College students create NGO to fight violations by police

Nada Deyaa’
4 Min Read
An info graph shows the number of student detainees from a number of Egyptian universities (Photo handout from JCRF)
An info graph shows the number of student detainees from a number of Egyptian universities (Photo handout from JCRF)
An info graph shows the number of student detainees from a number of Egyptian universities
(Photo handout from JCRF)

A young talented student full of life and joy, just like any other mid-twenties guy, his life was going well with his friends, fiancée and study. That’s until the day he got arrested just because he happened to go to a police station asking about one of his friends.

“Staying in a small dark cell that can barely bear few people in it, your future starts to fade away as you know nothing about what tomorrow might bring,”the former political detainee wrote on his Facebook page. “We were 24 people living in a 15 square meter cell trying to survive with each other.”

He was released eight months later after he and another 30 students were acquitted with the help of the Justice Centre for Rights and Freedom (JCRF).

The  JCRF is an Egyptian human rights non-governmental organization that fights for students’ rights inside and outside college campuses. It aims to defend students in cases of torture, arbitrary arrest and enforced disappearance.

“Other than getting arrested, a lot of students are losing the right of being educated, as they are unfairly dismissed from college just because they are politically active inside campus,” said Amr Kelany, executive manager of JCRF. “We fight every injustice a student like us might face.”

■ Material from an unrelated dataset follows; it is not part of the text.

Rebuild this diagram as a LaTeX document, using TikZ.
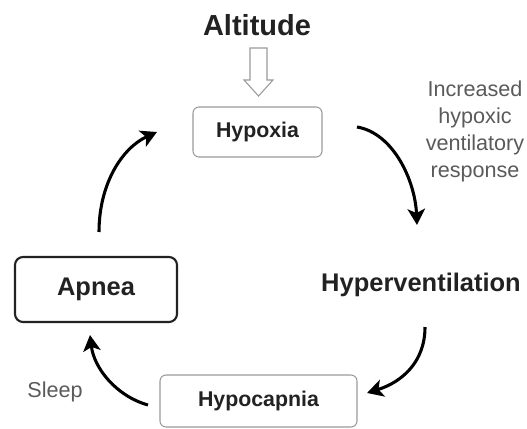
\documentclass[tikz,border=0pt]{standalone}
\usepackage{fontspec}
\setmainfont{Liberation Sans}
\usetikzlibrary{arrows.meta,calc}
\definecolor{boxgray}{HTML}{9A9A9A}
\definecolor{textdark}{HTML}{222222}
\definecolor{textgray}{HTML}{5A5A5A}
\begin{document}
\begin{tikzpicture}[x=0.75pt,y=-0.75pt,
  graybox/.style={draw=boxgray,line width=0.8pt,rounded corners=4.5pt,inner sep=0pt,text=textdark,font=\fontsize{16}{19}\selectfont\bfseries},
  darkbox/.style={draw=textdark,line width=1.6pt,rounded corners=6pt,inner sep=0pt,text=textdark,font=\fontsize{19.1}{22}\selectfont\bfseries},
  cyc/.style={line width=2.3pt,-{Stealth[length=12pt,width=13pt,inset=3pt]}},
  note/.style={text=textgray,font=\fontsize{16.2}{20.25}\selectfont,align=center,inner sep=0pt}]
\useasboundingbox (0,0) rectangle (527,428);
% nodes
\node[font=\fontsize{21.75}{24}\selectfont\bfseries,text=textdark,inner sep=0pt] (alt) at (257,25) {Altitude};
\node[graybox,minimum width=96.75pt,minimum height=37.5pt] (hypoxia) at (257.5,132) {Hypoxia};
\node[font=\fontsize{19.1}{22}\selectfont\bfseries,text=textdark,inner sep=0pt] (hyperv) at (421,285) {Hyperventilation};
\node[graybox,minimum width=147.75pt,minimum height=39pt] (hypocap) at (258.5,401) {Hypocapnia};
\node[darkbox,minimum width=121.5pt,minimum height=48.75pt] (apnea) at (96,289.5) {Apnea};
\node[note] (hvr) at (475,131) {Increased\\hypoxic\\ventilatory\\response};
\node[note] (sleep) at (55,392) {Sleep};
% hollow arrow from Altitude to Hypoxia
\coordinate (ha) at (258.5,48);
\draw[draw=boxgray,line width=0.8pt,fill=white]
  ($(ha)+(-8.5,0)$) -- ($(ha)+(8.5,0)$) -- ($(ha)+(8.5,32)$) -- ($(ha)+(14.5,32)$)
  -- ($(ha)+(0,48)$) -- ($(ha)+(-14.5,32)$) -- ($(ha)+(-8.5,32)$) -- cycle;
% cycle arrow ends
\coordinate (a1s) at (357,127);
\coordinate (a1e) at (417,225);
\coordinate (a2s) at (425,327);
\coordinate (a2e) at (367,393);
\coordinate (a3s) at (148,405);
\coordinate (a3e) at (90,335);
\coordinate (a4s) at (99,232);
\coordinate (a4e) at (157,132);
\draw[cyc] (a1s) .. controls (393,133) and (415,180) .. (a1e);
\draw[cyc] (a2s) .. controls (425,362) and (402,382) .. (a2e);
\draw[cyc] (a3s) .. controls (116,396) and (94,368) .. (a3e);
\draw[cyc] (a4s) .. controls (99,184) and (122,148) .. (a4e);
\end{tikzpicture}
\end{document}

The organization was established by a group of concerned students, who believe there aren’t many organizations fighting the human rights violations facing students in Egypt.

Stating the original numbers of the illegally dismissed students is a way JCRF provides support (Photo handout from JCRF)
Stating the original numbers of the illegally dismissed students is a way JCRF provides support
(Photo handout from JCRF)

Of the several departments within JCRF, the legal unit is concerned with providing all the legal support to those students who have no one to fight for. This includes appointing lawyers to the arrested students or the ones illegally suspended by their college’s administration.

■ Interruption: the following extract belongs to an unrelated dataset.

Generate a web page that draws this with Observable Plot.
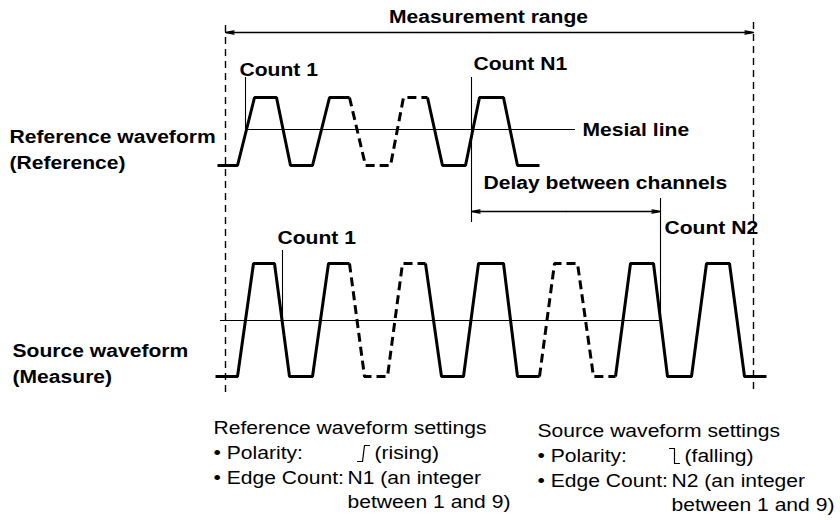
<!DOCTYPE html>
<html><head><meta charset="utf-8">
<script src="https://cdn.jsdelivr.net/npm/d3@7"></script>
<script src="https://cdn.jsdelivr.net/npm/@observablehq/plot@0.6"></script>
<style>html,body{margin:0;padding:0;background:#fff}</style>
</head><body><div id="chart"></div>
<script>
// ---- Diagram values ----
// Reference waveform: edge vertices (time position) and logic level (0 = low, 1 = high)
const refSegments = [
  {style: "solid",  x: [217, 237, 254, 276, 290, 312, 329, 349], level: [0, 0, 1, 1, 0, 0, 1, 1]},
  {style: "dashed", x: [349, 365, 390, 403, 427],                 level: [1, 0, 0, 1, 1]},
  {style: "solid",  x: [427, 442, 465, 479, 503, 517, 539],       level: [1, 0, 0, 1, 1, 0, 0]}
];
// Source waveform
const srcSegments = [
  {style: "solid",  x: [215, 237, 253, 274, 289, 312, 328, 349], level: [0, 0, 1, 1, 0, 0, 1, 1]},
  {style: "dashed", x: [349, 364, 387, 402, 425],                 level: [1, 0, 0, 1, 1]},
  {style: "solid",  x: [425, 441, 463, 478, 503, 517, 539],       level: [1, 0, 0, 1, 1, 0, 0]},
  {style: "dashed", x: [539, 554, 577, 593, 615],                 level: [0, 1, 1, 0, 0]},
  {style: "solid",  x: [615, 630, 653, 667, 691, 706, 729, 744, 766], level: [0, 1, 1, 0, 0, 1, 1, 0, 0]}
];
// Vertical levels of each waveform (low, high)
const refLevels = [165, 97];
const srcLevels = [376, 263];

// Measurement range bounds
const rangeBounds = [{x: 225, top: 25, bottom: 393}, {x: 753, top: 22, bottom: 393}];
const rangeArrowY = 32;

// Mesial lines
const mesialLines = [{y: 129, from: 245, to: 575}, {y: 320, from: 220, to: 660}];

// Edge-count markers
const countMarkers = [
  {label: "Count 1",  x: 245, top: 77,  bottom: 129, lx: 239, ly: 70},
  {label: "Count N1", x: 471, top: 77,  bottom: 222, lx: 473, ly: 64},
  {label: "Count 1",  x: 282, top: 250, bottom: 320, lx: 277, ly: 238},
  {label: "Count N2", x: 660, top: 198, bottom: 320, lx: 664, ly: 228}
];
const delayArrow = {from: 471, to: 660, y: 211};

// Bold labels
const boldLabels = [
  {text: "Mesial line", x: 582, y: 130},
  {text: "Delay between channels", x: 483, y: 183},
  {text: "Reference waveform", x: 9, y: 137},
  {text: "(Reference)", x: 9, y: 163},
  {text: "Source waveform", x: 12, y: 351},
  {text: "(Measure)", x: 12, y: 377}
];
// Settings notes
const notes = [
  {text: "Reference waveform settings", x: 213, y: 428},
  {text: "\u2022 Polarity:", x: 213, y: 453},
  {text: "(rising)", x: 374, y: 453},
  {text: "\u2022 Edge Count:", x: 213, y: 478},
  {text: "N1 (an integer", x: 347, y: 478},
  {text: "between 1 and 9)", x: 347, y: 502},
  {text: "Source waveform settings", x: 537, y: 431},
  {text: "\u2022 Polarity:", x: 537, y: 456},
  {text: "(falling)", x: 684, y: 456},
  {text: "\u2022 Edge Count:", x: 537, y: 481},
  {text: "N2 (an integer", x: 671, y: 481},
  {text: "between 1 and 9)", x: 671, y: 505}
];
// Polarity glyphs
const risingGlyph = {x: [357, 362, 364, 369], y: [461, 461, 445, 445]};
const fallingGlyph = {x: [669, 674, 674, 679], y: [448, 448, 463, 463]};

// ---- Build tables ----
function waveRows(name, segs, levels) {
  const [low, high] = levels;
  return segs.flatMap((s, i) => s.x.map((x, j) => ({
    id: name + i, style: s.style, x, y: low - s.level[j] * (low - high)
  })));
}
const waveRowsAll = [...waveRows("ref", refSegments, refLevels), ...waveRows("src", srcSegments, srcLevels)];
const glyphRows = [
  ...risingGlyph.x.map((x, i) => ({id: "r", x, y: risingGlyph.y[i]})),
  ...fallingGlyph.x.map((x, i) => ({id: "f", x, y: fallingGlyph.y[i]}))
];
const rangeMid = (rangeBounds[0].x + rangeBounds[1].x) / 2;
const rangeArrows = [
  {x1: rangeMid, x2: rangeBounds[0].x, y: rangeArrowY},
  {x1: rangeMid, x2: rangeBounds[1].x, y: rangeArrowY}
];
const delayMid = (delayArrow.from + delayArrow.to) / 2;
const delayArrows = [
  {x1: delayMid, x2: delayArrow.from, y: delayArrow.y},
  {x1: delayMid, x2: delayArrow.to, y: delayArrow.y}
];

const font = "'Liberation Sans', Arial, Helvetica, sans-serif";
const fs = 18.5;

const chart = Plot.plot({
  width: 840,
  height: 520,
  margin: 0,
  x: {domain: [0, 840], range: [0, 840], axis: null},
  y: {domain: [0, 520], range: [0, 520], axis: null},
  style: {background: "#fff", fontFamily: font, color: "#000"},
  marks: [
    Plot.ruleX(rangeBounds, {x: "x", y1: "top", y2: "bottom", stroke: "#000", strokeWidth: 1.4, strokeDasharray: "7,5"}),
    Plot.ruleY(mesialLines, {y: "y", x1: "from", x2: "to", stroke: "#000", strokeWidth: 1.1}),
    Plot.ruleX(countMarkers, {x: "x", y1: "top", y2: "bottom", stroke: "#000", strokeWidth: 1.1}),
    Plot.line(waveRowsAll.filter(d => d.style === "solid"), {x: "x", y: "y", z: "id", stroke: "#000", strokeWidth: 3, strokeLinejoin: "miter", strokeLinecap: "butt"}),
    Plot.line(waveRowsAll.filter(d => d.style === "dashed"), {x: "x", y: "y", z: "id", stroke: "#000", strokeWidth: 3, strokeLinejoin: "miter", strokeLinecap: "butt", strokeDasharray: "9,5"}),
    Plot.arrow(rangeArrows, {x1: "x1", x2: "x2", y1: "y", y2: "y", stroke: "#000", strokeWidth: 1.3, headLength: 10, headAngle: 22}),
    Plot.arrow(delayArrows, {x1: "x1", x2: "x2", y1: "y", y2: "y", stroke: "#000", strokeWidth: 1.3, headLength: 10, headAngle: 22}),
    Plot.line(glyphRows, {x: "x", y: "y", z: "id", stroke: "#000", strokeWidth: 1.2}),
    Plot.text(["Measurement range"], {x: rangeMid - 1, y: 17, text: d => d, textAnchor: "middle", lineAnchor: "middle", fontSize: fs, fontWeight: "bold", fill: "#000"}),
    Plot.text(countMarkers, {x: "lx", y: "ly", text: "label", textAnchor: "start", lineAnchor: "middle", fontSize: fs, fontWeight: "bold", fill: "#000"}),
    Plot.text(boldLabels, {x: "x", y: "y", text: "text", textAnchor: "start", lineAnchor: "middle", fontSize: fs, fontWeight: "bold", fill: "#000"}),
    Plot.text(notes, {x: "x", y: "y", text: "text", textAnchor: "start", lineAnchor: "middle", fontSize: fs, fill: "#000"})
  ]
});
// The reference lettering is horizontally wider than the font: stretch each text about its anchor.
chart.querySelectorAll("text").forEach(t => {
  const tr = t.getAttribute("transform");
  if (tr) t.setAttribute("transform", tr + " scale(1.14,1)");
  else {
    const x = +t.getAttribute("x") || 0, y = +t.getAttribute("y") || 0;
    t.setAttribute("transform", `translate(${x},${y}) scale(1.14,1) translate(${-x},${-y})`);
  }
});
document.getElementById("chart").appendChild(chart);
</script>
</body></html>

Another way of “fighting back the rolling system” is through the media department, by making the public aware of the violations they witness. “Some students are being kidnapped by police and no one knows about them, we try to deliver their voice out loud,” Kelany said.

One of the duties of the JCRF media unit is to shoot videos and take pictures of the violence perpetrated by policemen against students, to spread their “brutal actions” to the world. Furthermore, another unit complies written records of evidences of torture.

The amount of physical and emotional torture students face inside detention facilities is unbearable and can’t be imagined, but the circle of people aware of that fact is very small, according to Kelany.

Meanwhile, a third unit works on raising the level of awareness in students and people within the general public about their rights and duties “through seminars, workshops and lectures” to make sure they know how to demand them.

The 35 volunteers that run the NGO work dividedly in all of these departments, with the help of professional lawyers interested in human rights, alongside their studies at college.

To date, there are at least 314 political detainees, who were arrested from several universities since October 2014, according to the Association for Freedom of Thought and Expression (AFTE).